In this case Munby P concluded that these parents were not able to meet the needs of their child.  His conclusion was on based on 3 particular findings: (1) that these parents would not be able to maintain an effective working partnership with a support team over the longer term, (2) that the gap to be bridged between what the parents could offer and what D needed was too great to be met even by an extensive support package and (3) even if such a package could have been devised it would not in fact be promoting D’s best interests as his parenting would, in reality, become parenting by professionals and carers rather than by his parents.

In reaching this 3rd finding Munby P had to distinguish D’s situation from other instances that, it was argued on behalf of the parents, could equally lead to a child experiencing parenting through professionals and/or carers, for example where parents “choose” assistance such as nannies or boarding school for their children.   Munby P distinguished this case on two bases; the first that no sustainable package could be devised and so this point was not decisive and secondly that the parents had argued that what mattered was that the child had a clear and secure knowledge of who his parents were and in this case that would at best be very questionable.

Whilst this case sets out the key principles for cases involving parents with learning disabilities it, of course, also refers to principles that are of more general application.Munby P confirmed that the concept of “parenting with support” is “crucial,” re-iterated the words that caution against a Court engaging in “social engineering” and addressed also the concept of “reparative parenting”.

This last issue is dealt with at paragraphs 142 and 143:

[142] Finally, the question of whether D needs “good enough” parenting or “better than good enough” parenting.  There is, I think, a risk of this becoming mired in semantics.  The reality is clear and simple.  As Ms Randall put it, D has complex special needs (paragraph 76). The guardian expressed the same view when she said that D’s care needs are over and above those of other children of his age (paragraph 95) and said that, because of his own difficulties, D will need additional support both through childhood and as a young adult (paragraph 100). I agree with those assessments”.
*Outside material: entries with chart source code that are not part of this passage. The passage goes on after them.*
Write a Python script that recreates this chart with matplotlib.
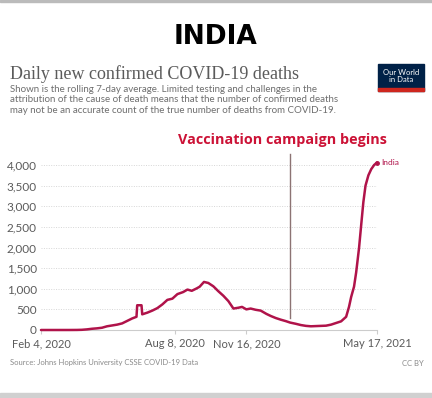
import numpy as np
import pandas as pd
import matplotlib
matplotlib.use("Agg")
import matplotlib.pyplot as plt
from matplotlib.patches import Rectangle

# 7-day average of daily confirmed deaths, India
dates = ["2020-02-04", "2020-03-01", "2020-03-15", "2020-03-25", "2020-04-01",
         "2020-04-08", "2020-04-15", "2020-04-22", "2020-04-29", "2020-05-06",
         "2020-05-13", "2020-05-20", "2020-05-27", "2020-06-03", "2020-06-10",
         "2020-06-16", "2020-06-17", "2020-06-23", "2020-06-24", "2020-07-01",
         "2020-07-08", "2020-07-15", "2020-07-22", "2020-07-29", "2020-08-05",
         "2020-08-12", "2020-08-20", "2020-08-26", "2020-09-01", "2020-09-08",
         "2020-09-12", "2020-09-18", "2020-09-24", "2020-10-01", "2020-10-08",
         "2020-10-15", "2020-10-22", "2020-10-29", "2020-11-05", "2020-11-10",
         "2020-11-16", "2020-11-22", "2020-11-29", "2020-12-06", "2020-12-14",
         "2020-12-20", "2020-12-27", "2021-01-03", "2021-01-10", "2021-01-16",
         "2021-01-24", "2021-01-31", "2021-02-07", "2021-02-14", "2021-02-21",
         "2021-02-28", "2021-03-07", "2021-03-14", "2021-03-21", "2021-03-28",
         "2021-04-04", "2021-04-08", "2021-04-11", "2021-04-15", "2021-04-18",
         "2021-04-22", "2021-04-25", "2021-04-28", "2021-05-01", "2021-05-05",
         "2021-05-09", "2021-05-13", "2021-05-17"]
deaths = [0, 0, 0.3, 1.5, 5,
          15, 30, 40, 55, 90,
          110, 130, 160, 220, 280,
          320, 600, 600, 380, 420,
          470, 530, 620, 730, 760,
          870, 920, 980, 950, 1010,
          1050, 1165, 1140, 1060, 940,
          830, 700, 520, 540, 560,
          500, 520, 490, 470, 390,
          340, 290, 250, 215, 180,
          150, 120, 100, 90, 95,
          100, 105, 130, 170, 210,
          320, 560, 800, 1050, 1400,
          1990, 2550, 3100, 3500, 3750,
          3900, 4000, 4060]

x_ticks = ["2020-02-04", "2020-08-08", "2020-11-16", "2021-05-17"]
x_tick_labels = ["Feb 4, 2020", "Aug 8, 2020", "Nov 16, 2020", "May 17, 2021"]
y_ticks = [0, 500, 1000, 1500, 2000, 2500, 3000, 3500, 4000]
vaccine_date = "2021-01-16"

line_color = "#b0134a"
grey_text = "#5b5b5b"

W, H = 432, 398
fig = plt.figure(figsize=(W / 100, H / 100), dpi=100)
fig.patch.set_facecolor("white")

ax = fig.add_axes([41 / W, 68 / H, 336 / W, 165 / H])
t = pd.to_datetime(dates)
ax.plot(t, deaths, color=line_color, lw=1.8, solid_capstyle="round",
        solid_joinstyle="round", clip_on=False, zorder=3)
ax.plot(t[-1], deaths[-1], "o", color=line_color, ms=2.5, clip_on=False, zorder=3)

ax.set_xlim(pd.Timestamp(x_ticks[0]), pd.Timestamp(x_ticks[-1]))
ax.set_ylim(0, 4000)
ax.set_yticks(y_ticks)
ax.set_yticklabels([f"{v:,}" for v in y_ticks])
ax.set_xticks(pd.to_datetime(x_ticks))
ax.set_xticklabels(x_tick_labels)
ax.yaxis.grid(True, linestyle=(0, (1, 1.5)), color="#d6d6d6", lw=0.7)
ax.set_axisbelow(True)
for s in ["top", "right", "left"]:
    ax.spines[s].set_visible(False)
ax.spines["bottom"].set_color("#cccccc")
ax.tick_params(axis="y", length=0, pad=3, labelsize=8.5, labelcolor=grey_text)
ax.tick_params(axis="x", length=3, color="#cccccc", pad=3, labelsize=8, labelcolor=grey_text)
for lab in ax.get_xticklabels() + ax.get_yticklabels():
    lab.set_family("Lato")

# vaccination marker
vd = pd.Timestamp(vaccine_date)
ax.plot([vd, vd], [deaths[dates.index(vaccine_date)] + 100, 4270], color="#8c7373",
        lw=1.0, clip_on=False, zorder=2)
ax.text(pd.Timestamp("2021-05-23"), 4060, "India", color=line_color, fontsize=6,
        family="Lato", va="center", ha="left")

# header texts
fig.text(216 / W, 1 - 37 / H, "INDIA", ha="center", va="center",
         fontsize=19, fontweight="bold", family="DejaVu Sans", color="black")
fig.text(10 / W, 1 - 74 / H, "Daily new confirmed COVID-19 deaths", ha="left",
         va="center", fontsize=13, family="Liberation Serif", color=grey_text)
subtitle = ("Shown is the rolling 7-day average. Limited testing and challenges in the\n"
            "attribution of the cause of death means that the number of confirmed deaths\n"
            "may not be an accurate count of the true number of deaths from COVID-19.")
fig.text(10 / W, 1 - 85 / H, subtitle, ha="left", va="top", fontsize=7,
         family="Lato", color="#6e6e6e", linespacing=1.18)

# OWID logo
fig.patches.append(Rectangle((378 / W, 1 - 91 / H), 46 / W, 27 / H,
                             transform=fig.transFigure, color="#002147", zorder=1))
fig.patches.append(Rectangle((378 / W, 1 - 91 / H), 46 / W, 3 / H,
                             transform=fig.transFigure, color="#ce261e", zorder=2))
fig.text(401 / W, 1 - 76 / H, "Our World\nin Data", ha="center", va="center",
         fontsize=5.5, family="Lato", color="white", linespacing=1.0, zorder=3)

fig.text(178 / W, 1 - 140 / H, "Vaccination campaign begins", ha="left", va="center",
         fontsize=10.4, fontweight="bold", family="Open Sans", color="#cc1236")

fig.text(10 / W, 1 - 363 / H, "Source: Johns Hopkins University CSSE COVID-19 Data",
         ha="left", va="center", fontsize=5.5, family="Lato", color="#8a8a8a")
fig.text(424 / W, 1 - 363 / H, "CC BY", ha="right", va="center", fontsize=5.5,
         family="Lato", color="#8a8a8a")

# frame lines of the screenshot
fig.patches.append(Rectangle((0, 1 - 2 / H), 1, 1.5 / H, transform=fig.transFigure,
                             color="#bbbbbb"))
fig.patches.append(Rectangle((0, 0), 1, 5 / H, transform=fig.transFigure,
                             color="#d0d0d0"))

fig.savefig("out.png", dpi=100)
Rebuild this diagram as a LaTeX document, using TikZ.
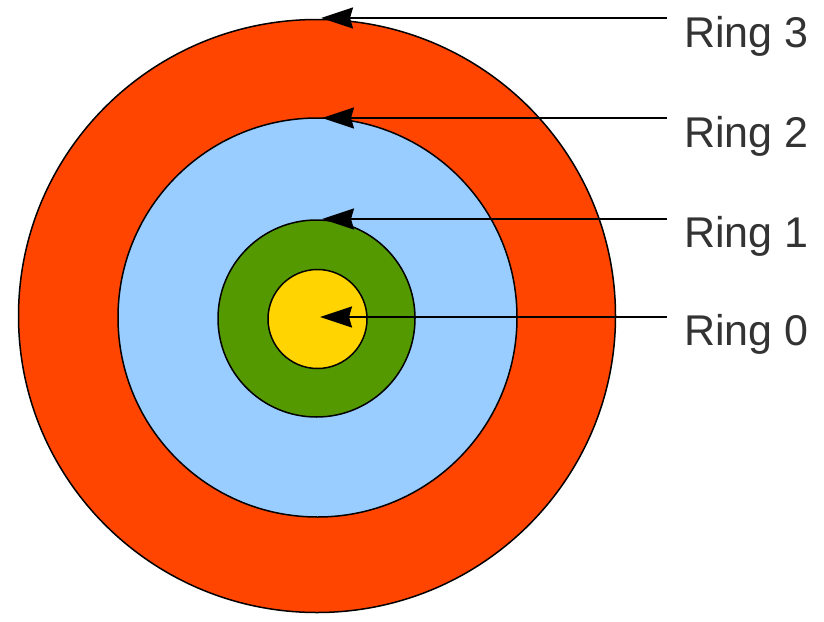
\documentclass[tikz,border=0pt]{standalone}
\usepackage{fontspec}
\setmainfont{Liberation Sans}
\usetikzlibrary{arrows.meta}
\definecolor{ringred}{HTML}{FF4500}
\definecolor{ringblue}{HTML}{99CCFF}
\definecolor{ringgreen}{HTML}{559900}
\definecolor{ringyellow}{HTML}{FFD400}
\definecolor{txt}{HTML}{333333}
\begin{document}
\begin{tikzpicture}[x=1pt,y=-1pt,
  ring/.style={draw=black, line width=1.5pt},
  pointer/.style={draw=black, line width=1.8pt, -{Stealth[length=32pt,width=21pt,inset=3pt,fill=black]}},
  lbl/.style={anchor=base west, inner sep=0pt, text=txt, font=\fontsize{43}{50}\selectfont}]
\useasboundingbox (0,0) rectangle (824,621);
\fill[white] (0,0) rectangle (824,621);
\draw[ring, fill=ringred] (317,316) ellipse [x radius=298.5, y radius=296.5];
\draw[ring, fill=ringblue] (317.5,317.5) circle [radius=199.5];
\draw[ring, fill=ringgreen] (316.5,318.5) circle [radius=98.5];
\draw[ring, fill=ringyellow] (317.5,319) circle [radius=49.5];
\coordinate (s3) at (667,18);  \coordinate (t3) at (321,18);
\coordinate (s2) at (667,118); \coordinate (t2) at (322,118);
\coordinate (s1) at (667,219); \coordinate (t1) at (322,219);
\coordinate (s0) at (667,317); \coordinate (t0) at (320,317);
\draw[pointer] (s3) -- (t3);
\draw[pointer] (s2) -- (t2);
\draw[pointer] (s1) -- (t1);
\draw[pointer] (s0) -- (t0);
\node[lbl] (l3) at (684,47) {Ring 3};
\node[lbl] (l2) at (684,147) {Ring 2};
\node[lbl] (l1) at (684,247) {Ring 1};
\node[lbl] (l0) at (684,345) {Ring 0};
\end{tikzpicture}
\end{document}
[143] Ms Randall went on to express the view that in these circumstances D will require “better than good enough” parenting in order to achieve his potential (paragraphs 76,82).  Although this is a conventional way of expressing it, the real point surely is this.  What is required is parenting which is “good enough” not for some hypothetical average, typical or “normal” child, whatever that means, but for the particular child and having regard to that child’s needs and requirements.  Where, as with D, the child has needs over and above those of other children of his age, then what is “good enough” for him may well require a greater level of input.  D, in my judgment, plainly will.  That is the point, and that is what is relevant, and in this case highly relevant.  The descriptive label is merely that, a convenient form of professional shorthand.  I make is clear that in coming to this conclusion and in expressing myself in this way I have very much had in mind and taken into account Ms Fottrell’s submissions”.

[my emphasis]

The issues touched upon in this judgment make this, in my view, a useful authority whatever the cognitive abilities of the parents or children involved in your case.